That gap between what you sent and what arrived is the story of hidden fees in international money transfers.

They are baked into exchange rates, buried in terms and conditions, and quietly collected by banks you have never heard of.

This guide breaks down every common hidden fee in international money transfers in 2026, shows you how to calculate what a transfer actually costs, and gives you practical strategies for how to avoid hidden fees when transferring money internationally, whether you're sending from the US, the UK, or anywhere else.

Key Takeaways

  • Most international transfers carry multiple layers of fees, not just one visible charge.
  • The exchange rate markup is often the single largest hidden cost, yet it never appears as a line item.
  • Banks charge anywhere from $30 to $50 for outgoing wire transfers, plus additional fees on the receiving end.
  • SWIFT transfers can pass through two or three intermediary banks, each deducting their own fee.
  • Specialist transfer services like Wise, OFX, and Remitly typically offer significantly lower total costs than traditional banks.
  • You can calculate the true cost of any transfer using a simple formula: sending fee + markup + receiving fee.
  • The CFPB requires US-based providers to disclose all fees and exchange rates upfront before you confirm a remittance transfer.

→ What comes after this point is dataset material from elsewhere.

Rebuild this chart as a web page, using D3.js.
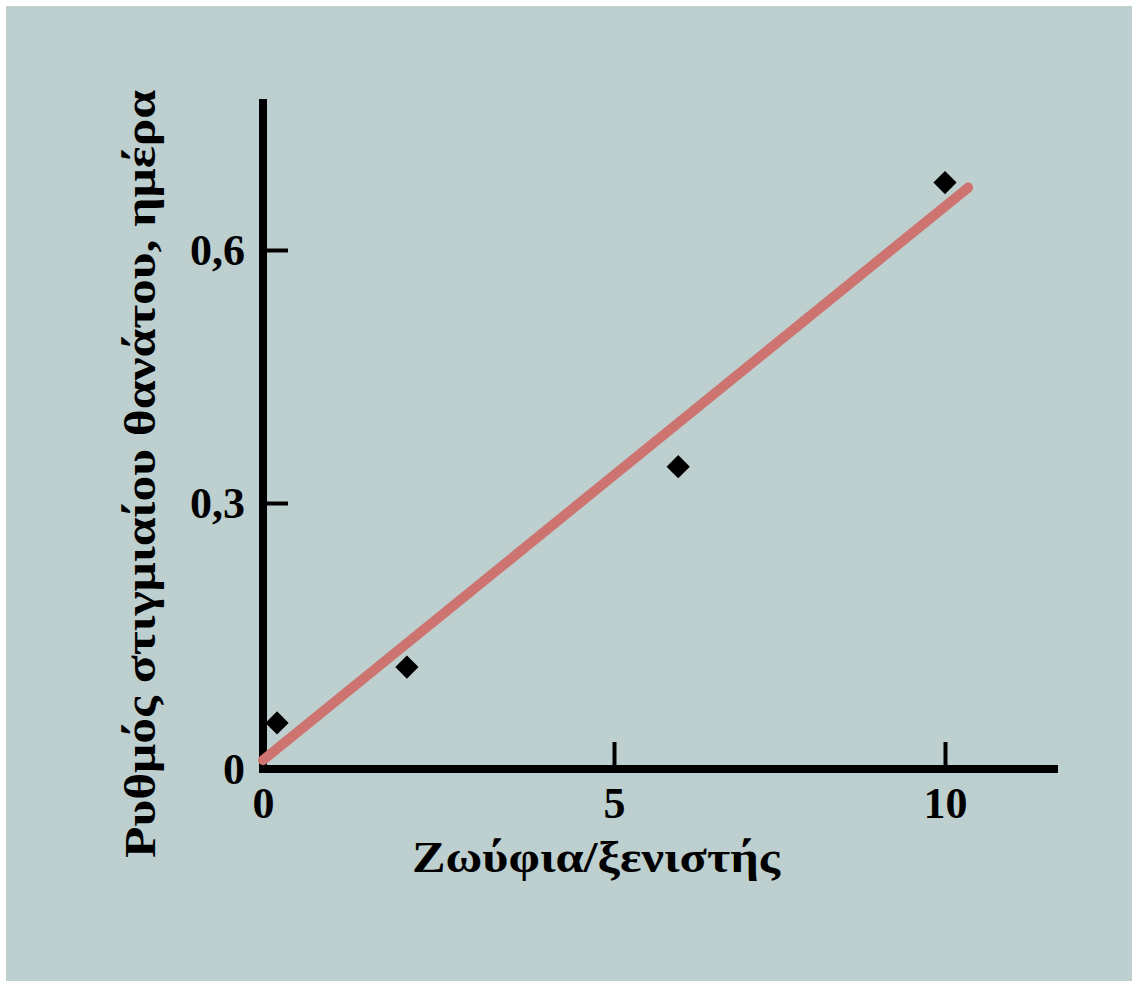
<!doctype html>
<html>
  <head>
    <meta charset="utf-8">
    <title>Ρυθμός στιγμιαίου θανάτου</title>
    <script src="https://cdnjs.cloudflare.com/ajax/libs/d3/7.8.5/d3.min.js"></script>
    <style>
      body { margin: 0; background: #ffffff; }
      svg { display: block; }
      text { font-family: "Liberation Serif", "Times New Roman", serif; font-weight: bold; fill: #000; }
    </style>
  </head>
  <body>
    <div id="chart"></div>
    <script>
      // measured points (parasites per host vs instantaneous death rate)
      const hostLoad = [0.2, 2.05, 5.97, 10];
      const deathRate = [0.052, 0.115, 0.343, 0.68];

      // fitted line, ends as drawn
      const fitX = [0, 10.35];
      const fitY = [0.01, 0.674];

      const xTicks = [0, 5, 10];
      const yTicks = [0, 0.3, 0.6];

      const width = 1132, height = 981;

      const svg = d3.select('#chart')
        .append('svg')
        .attr('width', width)
        .attr('height', height);

      svg.append('rect')
        .attr('x', 6).attr('y', 6)
        .attr('width', width - 6).attr('height', height - 6)
        .attr('fill', '#bdcfce');

      // the original drawing is not quite evenly spaced, so piecewise scales
      const x = d3.scaleLinear().domain(xTicks).range([263, 614, 945]);
      const y = d3.scaleLinear().domain(yTicks).range([769, 503, 250]);

      const fmt = d => d === 0 ? '0' : d3.format('.1f')(d).replace('.', ',');

      // y axis ticks + labels
      const yAxis = svg.append('g')
        .attr('transform', `translate(${x(0)},0)`)
        .call(d3.axisLeft(y).tickValues(yTicks).tickFormat(fmt).tickSize(-25).tickPadding(18));

      // x axis ticks + labels
      const xAxis = svg.append('g')
        .attr('transform', `translate(0,${y(0)})`)
        .call(d3.axisBottom(x).tickValues(xTicks).tickFormat(d3.format('d')).tickSize(-27).tickPadding(18));

      [yAxis, xAxis].forEach(g => {
        g.select('.domain').remove();
        g.selectAll('.tick line').attr('stroke', '#000').attr('stroke-width', 4);
        g.selectAll('.tick text')
          .attr('font-size', 44)
          .attr('font-family', '"Liberation Serif", serif')
          .attr('font-weight', 'bold')
          .attr('fill', '#000');
      });
      yAxis.selectAll('.tick').filter(d => d === 0).select('line').remove();
      xAxis.selectAll('.tick').filter(d => d === 0).select('line').remove();

      // main axis lines
      svg.append('line')
        .attr('x1', x(0)).attr('x2', x(0))
        .attr('y1', 99).attr('y2', y(0) + 4)
        .attr('stroke', '#000').attr('stroke-width', 8);
      svg.append('line')
        .attr('x1', x(0) - 4).attr('x2', 1058)
        .attr('y1', y(0)).attr('y2', y(0))
        .attr('stroke', '#000').attr('stroke-width', 8);

      // regression line
      svg.append('path')
        .datum(d3.zip(fitX, fitY))
        .attr('d', d3.line().x(d => x(d[0])).y(d => y(d[1])))
        .attr('fill', 'none')
        .attr('stroke', '#cd7470')
        .attr('stroke-width', 10)
        .attr('stroke-linecap', 'round');

      // data points as diamonds
      svg.selectAll('path.pt')
        .data(d3.zip(hostLoad, deathRate))
        .join('path')
        .attr('class', 'pt')
        .attr('d', d3.symbol(d3.symbolSquare, 270))
        .attr('transform', d => `translate(${x(d[0])},${y(d[1])}) rotate(45)`)
        .attr('fill', '#000');

      // axis titles
      svg.append('text')
        .attr('x', 596).attr('y', 872)
        .attr('text-anchor', 'middle')
        .attr('font-size', 44)
        .attr('textLength', 368)
        .attr('lengthAdjust', 'spacingAndGlyphs')
        .text('Ζωύφια/ξενιστής');

      svg.append('text')
        .attr('transform', 'translate(155,474) rotate(-90)')
        .attr('text-anchor', 'middle')
        .attr('font-size', 44)
        .attr('textLength', 768)
        .attr('lengthAdjust', 'spacingAndGlyphs')
        .text('Ρυθμός στιγμιαίου θανάτου, ημέρα');
    </script>
  </body>
</html>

Are There Hidden Fees When Transferring Money Internationally?

Yes. Hidden fees in international money transfers are almost universal, regardless of the provider or corridor. Understanding why they exist is the first step toward avoiding them.

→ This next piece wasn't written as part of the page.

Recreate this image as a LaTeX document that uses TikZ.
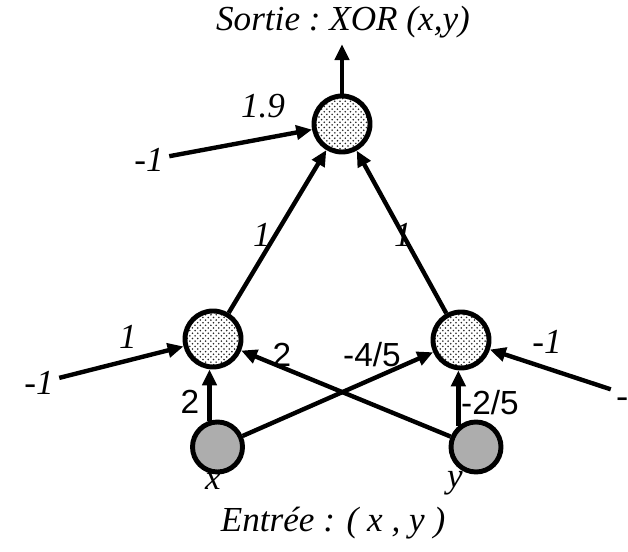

The full picture of international money transfer fees and rates is more complex than most people realise, and that complexity is precisely what providers rely on.

How Banks Profit Beyond the Transfer Fee

The sending fee you see on your bank's website is just the beginning. Banks also earn revenue through exchange rate markups, correspondent banking relationships, and account maintenance structures tied to international services.

When your bank processes a cross-border payment, it routes funds through a network of partner banks. Each relationship in that chain has a commercial arrangement, and those arrangements have a cost that ultimately lands on you.

Most customers focus on the headline fee and never question what happened to the rest. That is exactly the outcome banks are counting on.

Why "No Fee" Transfers Are Not Actually Free

A growing number of providers advertise zero-fee international transfers. It sounds like a win. It rarely is.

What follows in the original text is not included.